In a statement, a senior administration official said Biden’s national security team “has been engaged in months of extensive scenario planning, and was ready for this challenge.” Despite the rapid collapse of Afghan forces and government, the official noted that the US Embassy was closed “safely and swiftly, following an efficient and safe military draw down that largely concluded earlier this summer.
“We are now laser focused on getting people out safely and swiftly, including American citizens, local Embassy staff and partners and other Afghans,” the spokesperson said.
Overestimating the Afghan forces
In defending the withdrawal, Biden and Pentagon officials have repeatedly returned to the capabilities and advantages of the 300,000-strong Afghan National Defense and Security Forces. Yet the notion of a coherent Afghan military that could hold its own in a fight appears to have been an $88 billion fiction – the amount of US taxpayer dollars spent on building up the Afghan military and police.
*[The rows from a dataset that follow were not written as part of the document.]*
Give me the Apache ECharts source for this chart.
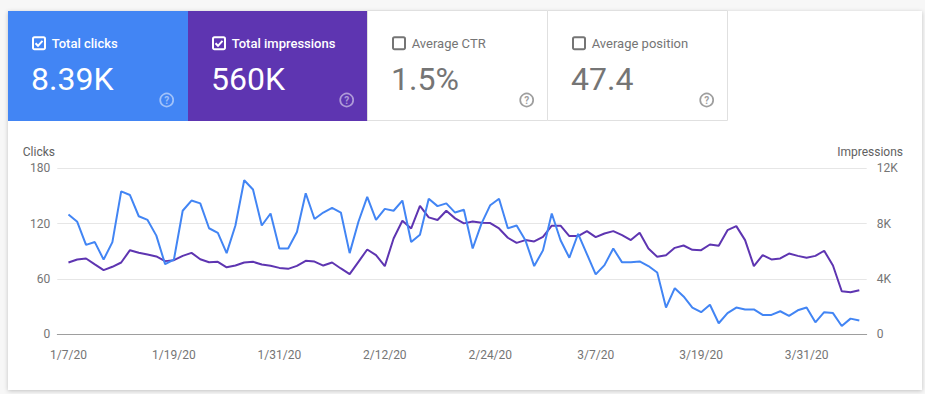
<!DOCTYPE html>
<html><head><meta charset="utf-8">
<script src="https://cdn.jsdelivr.net/npm/echarts@6/dist/echarts.min.js"></script>
<style>html,body{margin:0;padding:0;background:#f7f7f7;}#chart{width:925px;height:394px;}</style>
</head><body><div id="chart"></div>
<script>
// ---- data ----
const startDate = [2020, 0, 7];
const clicks = [130,122,97,100,81,100,155,151,128,124,107,76,81,134,145,142,115,110,88,118,
  167,157,118,131,93,93,111,153,125,132,137,132,88,122,149,124,136,134,145,100,
  108,147,139,142,132,135,93,120,140,147,115,118,102,74,91,131,102,83,109,87,
  65,75,93,78,78,79,74,67,29,50,41,29,24,32,12,23,29,27,27,21,
  21,25,20,26,29,13,24,23,9,17,15];
const impressions = [5190,5410,5480,5050,4640,4880,5190,6080,5890,5770,5630,5290,5360,5670,5890,5430,5210,5240,4840,4970,
  5190,5240,5050,4950,4800,4730,4950,5310,5260,4970,5190,4760,4350,5240,6130,5720,4930,6930,8210,7650,
  9290,8450,8260,8930,8380,8020,8160,8060,8040,7650,6980,6610,6810,6710,7050,7850,7850,7100,7100,7460,
  7030,7290,7460,7170,6810,7340,6200,5600,5720,6250,6420,6110,6080,6490,6400,7530,7820,6810,4930,5720,
  5410,5480,5840,5670,5530,5670,6040,4970,3110,3040,3190];
const tickLabels = ['1/7/20','1/19/20','1/31/20','2/12/20','2/24/20','3/7/20','3/19/20','3/31/20'];
const clicksTicks = [0, 60, 120, 180];
const impressionTicks = [0, 4000, 8000, 12000];
const cardNames = ['Total clicks','Total impressions','Average CTR','Average position'];
const cardValues = ['8.39K','560K','1.5%','47.4'];
const cardChecked = [true, true, false, false];
const cardColors = ['#4285f4','#5e35b1','#ffffff','#ffffff'];

// date categories
const dates = [];
for (let i = 0; i < clicks.length; i++) {
  const d = new Date(startDate[0], startDate[1], startDate[2] + i);
  dates.push((d.getMonth()+1) + '/' + d.getDate() + '/' + String(d.getFullYear()).slice(2));
}
const tickIdx = tickLabels.map(t => dates.indexOf(t));

const FONT = 'Roboto';
const graphic = [];
graphic.push({type:'rect', z:-10, shape:{x:8,y:11,width:914,height:379},
  style:{fill:'#ffffff', shadowBlur:4, shadowColor:'rgba(0,0,0,0.22)', shadowOffsetY:1}});
for (let k = 0; k < cardNames.length; k++) {
  const left = 8 + 180*k;
  const on = cardChecked[k];
  const fg = on ? '#ffffff' : '#757575';
  if (on) {
    graphic.push({type:'rect', z:-5, shape:{x:left,y:11,width:180,height:110}, style:{fill:cardColors[k]}});
  } else {
    graphic.push({type:'rect', z:-5, shape:{x:left-0.5,y:10.5,width:180,height:110}, style:{fill:'#ffffff', stroke:'#e0e0e0', lineWidth:1}});
  }
  graphic.push({type:'rect', shape:{x:left+25, y:37.3, width:12, height:12, r:1.5},
    style:{fill:'none', stroke:fg, lineWidth:2}});
  if (on) {
    graphic.push({type:'polyline', shape:{points:[[left+27.5,43.3],[left+30,45.8],[left+34.5,40.8]]},
      style:{fill:'none', stroke:fg, lineWidth:2}});
  }
  graphic.push({type:'text', x:left+43.7, y:43.5,
    style:{text:cardNames[k], fill:fg, font:(on?'500 ':'400 ')+'13px '+FONT,
      textAlign:'left', textVerticalAlign:'middle', align:'left', verticalAlign:'middle'}});
  graphic.push({type:'text', x:left+23, y:79,
    style:{text:cardValues[k], fill:fg, font:'400 32px '+FONT,
      textAlign:'left', textVerticalAlign:'middle', align:'left', verticalAlign:'middle'}});
  const hc = on ? 'rgba(255,255,255,0.5)' : '#9e9e9e';
  graphic.push({type:'circle', shape:{cx:left+158.7, cy:100, r:6.5}, style:{fill:'none', stroke:hc, lineWidth:1.7}});
  graphic.push({type:'text', x:left+158.7, y:100.5,
    style:{text:'?', fill:hc, font:'700 10px '+FONT, textAlign:'center', textVerticalAlign:'middle', align:'center', verticalAlign:'middle'}});
}
graphic.push({type:'text', x:55, y:152, style:{text:'Clicks', fill:'#616161', font:'400 12px '+FONT,
  textAlign:'right', textVerticalAlign:'middle', align:'right', verticalAlign:'middle'}});
graphic.push({type:'text', x:903, y:152, style:{text:'Impressions', fill:'#616161', font:'400 12px '+FONT,
  textAlign:'right', textVerticalAlign:'middle', align:'right', verticalAlign:'middle'}});

const chart = echarts.init(document.getElementById('chart'), null, {renderer:'svg'});
chart.setOption({
  animation: false,
  backgroundColor: '#f7f7f7',
  textStyle: {fontFamily: FONT},
  grid: {left: 57.3, right: 58.3, top: 168.3, bottom: 59.7},
  xAxis: {
    type: 'value', min: -1.27, max: clicks.length - 1 + 0.84,
    axisLine: {lineStyle: {color: '#9e9e9e', width: 1}},
    axisTick: {show: false},
    splitLine: {show: false},
    axisLabel: {customValues: tickIdx, formatter: v => dates[Math.round(v)], margin: 15,
      color: '#757575', fontSize: 12, fontFamily: FONT}
  },
  yAxis: [
    {type: 'value', min: clicksTicks[0], max: clicksTicks[clicksTicks.length-1], interval: clicksTicks[1]-clicksTicks[0],
      axisLine: {show: false}, axisTick: {show: false},
      splitLine: {lineStyle: {color: '#e6e6e6', width: 1}},
      axisLabel: {margin: 7, color: '#757575', fontSize: 12, fontFamily: FONT}},
    {type: 'value', min: impressionTicks[0], max: impressionTicks[impressionTicks.length-1], interval: impressionTicks[1]-impressionTicks[0],
      axisLine: {show: false}, axisTick: {show: false}, splitLine: {show: false},
      axisLabel: {margin: 10, color: '#757575', fontSize: 12, fontFamily: FONT,
        formatter: v => v === 0 ? '0' : (v/1000) + 'K'}}
  ],
  series: [
    {name: 'Impressions', type: 'line', yAxisIndex: 1, showSymbol: false, symbol: 'none',
      data: impressions.map((v, i) => [i, v]),
      lineStyle: {color: '#5e35b1', width: 2}, itemStyle: {color: '#5e35b1'}},
    {name: 'Clicks', type: 'line', yAxisIndex: 0, showSymbol: false, symbol: 'none',
      data: clicks.map((v, i) => [i, v]),
      lineStyle: {color: '#4285f4', width: 2}, itemStyle: {color: '#4285f4'}}
  ],
  graphic: graphic
});
</script></body></html>
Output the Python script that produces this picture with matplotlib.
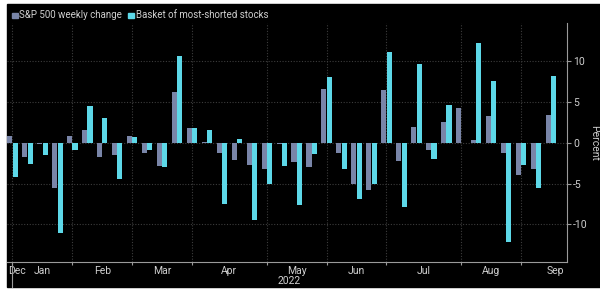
import numpy as np
import matplotlib
matplotlib.use("Agg")
import matplotlib.pyplot as plt
import matplotlib.transforms as mtransforms
from matplotlib.patches import Rectangle

plt.rcParams["font.family"] = ["Roboto", "DejaVu Sans"]

# weekly changes, in percent (week ending Dec 31 2021 .. Sep 2022)
sp500 = [0.8, -1.75, -0.2, -5.6, 0.8, 1.6, -1.8, -1.55, 0.8, -1.2, -2.85, 6.2,
         1.8, 0.1, -1.2, -2.15, -2.7, -3.25, -0.15, -2.35, -3.0, 6.6, -1.2, -5.0,
         -5.75, 6.4, -2.2, 1.9, -0.95, 2.5, 4.2, 0.35, 3.25, -1.2, -4.0, -3.25, 3.45]
shorted = [-4.2, -2.6, -1.5, -11.1, -0.85, 4.5, 3.05, -4.4, 0.7, -0.85, -3.0, 10.6,
           1.8, 1.6, -7.55, 0.5, -9.5, -5.1, -2.9, -7.65, -1.35, 8.1, -3.2, -6.9,
           -5.0, 11.15, -7.85, 9.6, -2.05, 4.6, -0.05, 12.15, 7.5, -12.2, -2.7, -5.5, 8.2]

# last week of each month -> tick, month name sits between ticks
month_ticks = [0, 4, 8, 12, 17, 21, 25, 30, 34]
month_names = ["Dec", "Jan", "Feb", "Mar", "Apr", "May", "Jun", "Jul", "Aug", "Sep"]
month_label_pos = [0.3, 2, 6, 10, 14.5, 19, 23, 27.5, 32, 36.3]
y_ticks = [-10, -5, 0, 5, 10]

gray = "#7985a8"
cyan = "#5dd8e8"
txt = "#cfcfcf"
grid = "#3c3c3c"

W, H = 600, 289
fig = plt.figure(figsize=(W / 100, H / 100), dpi=100)
fig.patch.set_facecolor("white")
# black panel, small white border on top/left/bottom
bg = Rectangle((7 / W, 2 / H), 1 - 7 / W, 1 - 6 / H,
               transform=fig.transFigure, color="black", zorder=-10)
fig.add_artist(bg)

ax = fig.add_axes([6.5 / W, 27 / H, (567 - 6.5) / W, (262 - 23) / H])
ax.set_facecolor("black")

x = np.arange(len(sp500))
w = 0.34
ax.bar(x - 0.18, sp500, w, color=gray, zorder=3)
ax.bar(x + 0.18, shorted, w, color=cyan, zorder=3)

ax.set_xlim(-0.4, 37.07)
ax.set_ylim(-14.6, 14.65)

# grid
for v in y_ticks:
    ax.axhline(v, color=grid, lw=0.8, ls=(0, (1, 1.5)), zorder=1)
for t in month_ticks:
    ax.axvline(t, color=grid, lw=0.8, ls=(0, (1, 1.5)), zorder=1)

# spines
for s in ["left", "top"]:
    ax.spines[s].set_visible(False)
ax.spines["right"].set_color("#9a9a9a")
ax.spines["bottom"].set_color("#9a9a9a")
ax.spines["right"].set_linewidth(0.8)
ax.spines["bottom"].set_linewidth(0.8)

# y axis on the right
ax.yaxis.tick_right()
ax.set_yticks(y_ticks)
ax.set_yticklabels([str(v) for v in y_ticks])
ax.tick_params(axis="y", colors="#9a9a9a", labelcolor=txt, labelsize=7.5, length=3, pad=1.5)
ax.yaxis.set_label_position("right")
ax.set_ylabel("Percent", color=txt, fontsize=7.5, rotation=270, labelpad=8)

# x axis: small ticks at month ends, labels in between
ax.set_xticks(month_ticks)
ax.set_xticklabels([""] * len(month_ticks))
ax.tick_params(axis="x", which="major", colors="#9a9a9a", length=2, width=0.8)
ax.set_xticks(month_label_pos, minor=True)
ax.set_xticklabels(month_names, minor=True)
ax.tick_params(axis="x", which="minor", length=0, labelcolor=txt, labelsize=7.5, pad=3)

# year marker
trans = mtransforms.blended_transform_factory(ax.transData, ax.transAxes)
ax.plot([0, 0], [0, -0.105], color="#9a9a9a", lw=0.8, transform=trans, clip_on=False)
ax.text(18.5, -0.06, "2022", transform=trans, ha="center", va="top", color=txt, fontsize=7.5)

# legend
fig.add_artist(Rectangle((12 / W, 1 - 18 / H), 5.5 / W, 5.5 / H,
                         transform=fig.transFigure, color=gray))
fig.text(19 / W, 1 - 15 / H, "S&P 500 weekly change", color=txt, fontsize=7, va="center")
fig.add_artist(Rectangle((128 / W, 1 - 18 / H), 5.5 / W, 5.5 / H,
                         transform=fig.transFigure, color=cyan))
fig.text(136 / W, 1 - 15 / H, "Basket of most-shorted stocks", color=txt, fontsize=7, va="center")

fig.savefig("out.png", dpi=100, facecolor=fig.get_facecolor())
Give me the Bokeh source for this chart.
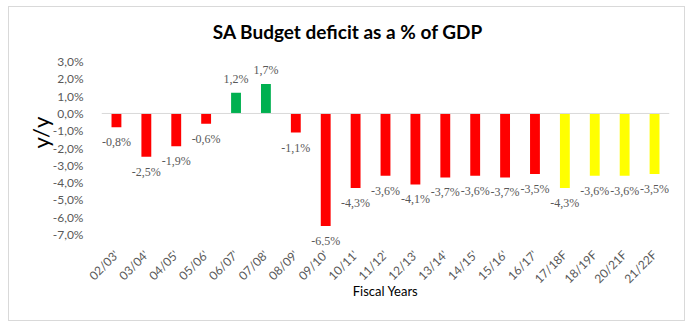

Moreover, it is a myth the US should have seen coming, experts say.
John Sopko, the special inspector general for Afghanistan reconstruction, warned repeatedly over the years that the Afghan military suffered from corruption, drug addiction, theft and tens of thousands of “ghost soldiers.” These fictitious soldiers would be added to payrolls so corrupt officers could collect their salaries. In October 2019, the US helped eliminate some 50,000 of these soldiers from the Afghan military books.
That was but one problem of many that plagued the Afghan military and police force. Officials sold weapons for cash, stole the salaries of subordinates and sometimes left them without enough food or water, as was documented in quarterly special inspector general for Afghanistan reconstruction reports for years.